NAIROBI, KENYA – A flourishing, billion-dollar flower industry across East Africa, supplying global markets with roses and other cut flowers, is sparking a contentious debate: does the sector represent independent economic growth or an extension of colonial-era exploitation? In countries like Kenya and Ethiopia, prime agricultural land is dedicated to cultivating non-edible luxury goods for European consumers while millions in the region grapple with chronic food insecurity, highlighting a stark economic paradox.

The floriculture sector—concentrated significantly around Kenya’s Lake Naivasha and Ethiopia’s Rift Valley—generates substantial export revenue, bolstered by favorable government policies aimed at attracting foreign investment. However, critics argue this export-first dependency, coupled with foreign ownership of major farms, mirrors historical patterns of extracting resources for the benefit of external economies.

The Dynamics of a Booming Export Sector

Africa’s floriculture industry has grown rapidly since the 1990s, becoming a major source of foreign exchange. Kenya, the continent’s dominant player, sees its flower exports exceed $1 billion annually, contributing approximately 1.5% to the nation’s GDP and supplying up to 35% of flowers at European auctions. Ethiopia is the second-largest exporter, generating hundreds of millions yearly.

This rapid expansion was facilitated by aggressive incentives offered by African governments, including tax holidays, duty-free imports for machinery, and subsidized resources.

The majority control of large-scale flower farms often resides with European, Israeli, or Middle Eastern conglomerates. This foreign ownership pattern allows capital, technology, and direct market access to be brought in but also ensures that a significant portion of profits is repatriated rather than reinvested domestically.

Flowers Versus Food: The Land Conflict

The central tension revolves around the allocation of precious resources. Africa possesses 60% of the world’s uncultivated arable land yet remains a net food importer, spending $78 billion on food imports annually.

While flower cultivation occupies a relatively small land area—over 2,500 hectares in Kenya and up to 3,400 hectares in Ethiopia—it typically utilizes the continent’s most fertile plots, often near essential water sources. In areas like Ethiopia’s Sululta district, large-scale flower farms have restricted smallholder farmers’ access to crucial land and water for subsistence and staple food crops.

In a region where many farmers manage plots of less than one hectare and where food security is acutely threatened, dedicating prime land to non-edible exports raises profound questions about policy prioritization. Furthermore, the industry’s heavy water consumption, particularly around ecologically sensitive areas like Lake Naivasha, has triggered conflicts with local communities who rely on these sources for drinking water and irrigation.

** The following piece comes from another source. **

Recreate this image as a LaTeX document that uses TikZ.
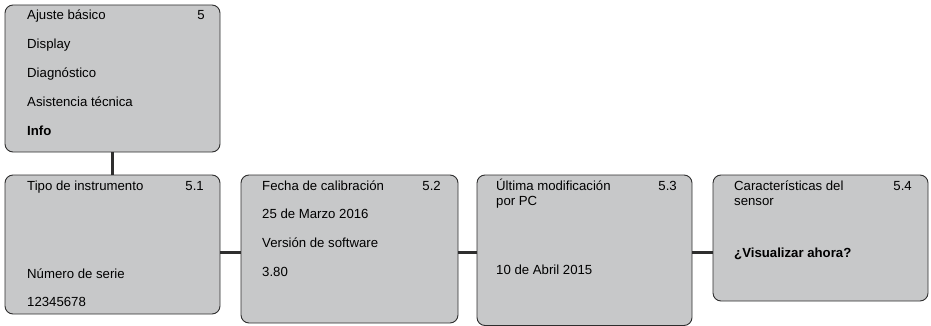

Debate Over Neo-Colonial Parallels

Critics often invoke the concept of neo-colonialism—where nominally independent states remain economically directed from outside—to describe the flower sector’s structure.

Key parallels to the colonial-era cash crop systems include:

  • Export-Only Focus: Flowers are grown exclusively for export to wealthy nations, minimizing value capture and domestic benefits.
  • Foreign Control: The ownership structure and market dependencies mirror the historical plantation model.
  • Land Degradation: Best agricultural land is prioritized for foreign market demands rather than domestic food production or soil diversification.

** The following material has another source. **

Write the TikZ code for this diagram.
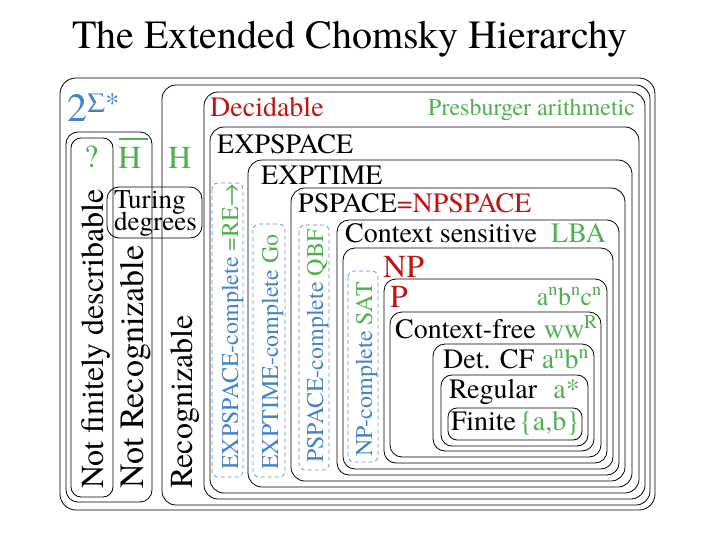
\documentclass[tikz,border=0pt]{standalone}
\usepackage{fontspec}
\IfFontExistsTF{TeX Gyre Termes}{\setmainfont{TeX Gyre Termes}}{\setmainfont{Liberation Serif}}
\definecolor{grn}{RGB}{80,176,80}
\definecolor{blu}{RGB}{65,130,200}
\definecolor{rd}{RGB}{192,20,20}
\definecolor{dbl}{RGB}{95,145,195}
\newcommand\myfs[1]{\fontsize{#1}{#1}\selectfont}
\tikzset{
  box/.style={draw, line width=0.8pt},
  dbox/.style={draw=dbl, dashed, dash pattern=on 4pt off 3pt, line width=0.7pt, rounded corners=6pt},
  lbl/.style={inner sep=0pt, anchor=base west},
  rlbl/.style={inner sep=0pt, anchor=base east},
  vlbl/.style={inner sep=0pt, anchor=base west, rotate=90},
}
\begin{document}
\begin{tikzpicture}[x=1pt,y=-1pt]
\useasboundingbox (0,0) rectangle (720,540);
% title
\node[lbl] (title) at (72,49) {\myfs{40}The Extended Chomsky Hierarchy};
% boxes
\draw[box, rounded corners=16pt] (60,78) rectangle (655,510);
\draw[box, rounded corners=14pt] (162,85) rectangle (650,505);
\draw[box, rounded corners=12pt] (66,132) rectangle (152,502);
\draw[box, rounded corners=10pt] (71,138) rectangle (113,497);
\draw[box, rounded corners=12pt] (107,187) rectangle (202,238);
\draw[box, rounded corners=14pt] (204,92) rectangle (645,499);
\draw[box, rounded corners=14pt] (210,127) rectangle (639,493);
\draw[box, rounded corners=14pt] (248,160) rectangle (632,487);
\draw[box, rounded corners=14pt] (291,188) rectangle (625,481);
\draw[box, rounded corners=12pt] (337,220) rectangle (619,475);
\draw[box, rounded corners=12pt] (343,248) rectangle (613,469);
\draw[box, rounded corners=12pt] (384,279) rectangle (607,463);
\draw[box, rounded corners=12pt] (390,312) rectangle (601,457);
\draw[box, rounded corners=12pt] (433,344) rectangle (594,451);
\draw[box, rounded corners=11pt] (441,375) rectangle (588,446);
\draw[box, rounded corners=9pt] (448,408) rectangle (582,440);
% dashed complete boxes
\draw[dbox] (212,183) rectangle (243,477);
\draw[dbox] (253,224) rectangle (285,477);
\draw[dbox] (299,225) rectangle (329,470);
\draw[dbox] (348,271) rectangle (378,462);
% left texts
\node[lbl, text=blu] (all) at (67,122) {\myfs{40}2\textsuperscript{Σ*}};
\node[lbl, text=grn] (q) at (84,168) {\myfs{32}?};
\node[lbl, text=grn] (hbar) at (118,169) {\myfs{32}H};
\draw[grn, line width=2.5pt] (119,139) -- (148,139);
\node[lbl, text=grn] (h) at (168,169) {\myfs{32}H};
\node[inner sep=0pt, anchor=north west, align=left, font=\myfs{27}] (tur) at (114,190)
  {Turing\\[-5pt]degrees};
\node[vlbl] (nfd) at (103,489) {\myfs{32}Not finitely describable};
\node[vlbl] (nr) at (143,489) {\myfs{34}Not Recognizable};
\node[vlbl] (rec) at (192,489) {\myfs{32}Recognizable};
% vertical complete texts
\node[vlbl] (c1) at (238,470) {\myfs{24}\color{blu}EXPSPACE-complete \color{grn}=RE→};
\node[vlbl] (c2) at (278,470) {\myfs{24}\color{blu}EXPTIME-complete \color{grn}Go};
\node[vlbl] (c3) at (323,463) {\myfs{24}\color{blu}PSPACE-complete \color{grn}QBF};
\node[vlbl] (c4) at (372,457) {\myfs{24}\color{blu}NP-complete \color{grn}SAT};
% class names
\node[lbl, text=rd] (dec) at (210,117) {\myfs{28}Decidable};
\node[lbl, text=grn] (pres) at (428,116) {\myfs{24}Presburger arithmetic};
\node[lbl] (expspace) at (217,154) {\myfs{28}EXPSPACE};
\node[lbl] (exptime) at (261,185) {\myfs{28}EXPTIME};
\node[lbl] (pspace) at (298,213) {\myfs{28}PSPACE\color{rd}=NPSPACE};
\node[lbl] (cs) at (345,243) {\myfs{28}Context sensitive};
\node[rlbl, text=grn] (lba) at (606,243) {\myfs{28}LBA};
\node[lbl, text=rd] (np) at (383,277) {\myfs{32}NP};
\node[lbl, text=rd] (p) at (390,307) {\myfs{32}P};
\node[rlbl, text=grn] (anbncn) at (602,305) {\myfs{26}a\textsuperscript{n}b\textsuperscript{n}c\textsuperscript{n}};
\node[lbl] (cf) at (395,338) {\myfs{28}Context-free};
\node[rlbl, text=grn] (wwr) at (598,338) {\myfs{28}ww\textsuperscript{R}};
\node[lbl] (dcf) at (443,368) {\myfs{28}Det. CF};
\node[rlbl, text=grn] (anbn) at (589,368) {\myfs{28}a\textsuperscript{n}b\textsuperscript{n}};
\node[lbl] (reg) at (449,398) {\myfs{28}Regular};
\node[rlbl, text=grn] (astar) at (580,398) {\myfs{28}a*};
\node[lbl] (fin) at (451,430) {\myfs{28}Finite};
\node[rlbl, text=grn] (ab) at (580,430) {\myfs{28}\{a,b\}};
\end{tikzpicture}
\end{document}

African governments exacerbate the issue through policies—such as subsidized electricity and generous tax breaks—that favor large agribusinesses over smallholder food producers. Scholars argue this government complicity locks the continent into an export-dependent agricultural system, hindering long-term economic diversification.

The Employment Paradox and Worker Conditions

Proponents defend the industry by citing job creation. The sector employs over 100,000 people in Kenya and up to 180,000 in Ethiopia, with women comprising the majority of the workforce.

However, the quality of these jobs remains a significant concern. Workers frequently face poor conditions, including exposure to hazardous pesticides within greenhouses, extreme heat, and inadequate ventilation. Reports have also highlighted issues of persistent sexual harassment and reliance on casual labor, which offers few protections despite generating luxury goods for high-income markets.

Ultimately, the flower trade serves as a powerful illustration of the continuing dilemma facing African nations: pursuing global market integration via high-value exports, even if it compromises food sovereignty and perpetuates economic dependencies that echo a colonial past. Redirection of agricultural policy toward prioritizing domestic food production and ensuring land resource equity is increasingly being framed as a crucial step toward achieving genuine economic sovereignty.